Auf drastische Weise manifestiert sich diese Kombination bei terroristischen Gruppierungen. Sie verbinden hohes strategisches und taktisches Know-how mit den unzeitgemäßen und irrationalen Glaubensinhalten einer jenseitig ausgerichteten Religion oder politischen Ideologie. Terroristen machen sich demnach die Erfindungen der Moderne zunutze, verachten aber die Prinzipien der Aufklärung, die diese Erfindungen erst ermöglicht haben. 

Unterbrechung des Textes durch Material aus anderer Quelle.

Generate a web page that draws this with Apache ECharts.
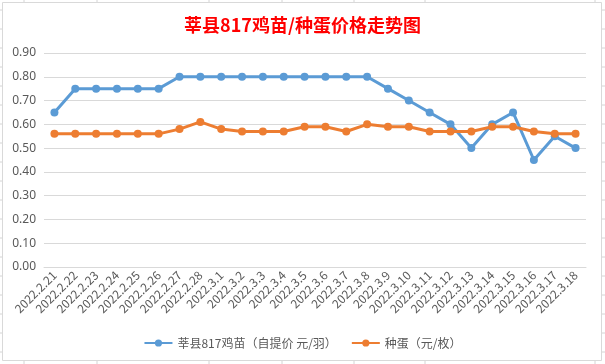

Für den Historiker und Philosophen Philipp Blom ist die dahinter stehende Geisteshaltung ein globales, umfassenderes Problem. Scheinbar völlig unterschiedliche politische Akteure träumen gemeinsam einen "autoritären Traum": PEGIDA und AfD, Putin, Orban, Kaczinsky, Anders Breivik, Hindunationalisten, Donald Trump, die Tea Party, radikale US-Evangelikale, der Front National, Erdogan sowie das islamistische Regime in Saudi Arabien und die Massenmörder des IS. Sie alle betrachten ihre Kultur, die gegen das Fremde und den Wandel abgeschottet werden muss, als essenziell und überlegen. Sie alle verbindet, so Blom, die gemeinsame Verachtung für den "liberalen Traum" von Individualismus, Pluralismus, Menschenrechten und Freiheit. 

Aufgeklärte Gegenwart?

Von einem wirklich "aufgeklärten Zeitalter" ist die Menschheit noch meilenweit entfernt. Denn unsere Weltbilder sind von überwunden geglaubten Irrtümern geprägt und unsere Gehirne werden weiterhin von Legenden und Mythen vergangener Jahrhunderte konditioniert. Auch heute noch denken wir in religiösen Kategorien, ohne uns dessen bewusst zu sein.   

Gegenwärtig wird dies besonders bei einer populären Idee deutlich, die sich im Lichte der Aufklärung als destruktiver Anachronismus entblößt – nämlich die Vorstellung einer "nationalen Identität". Tragischerweise ist sie eine religiöse Konstruktion mit enormer Wirkmacht.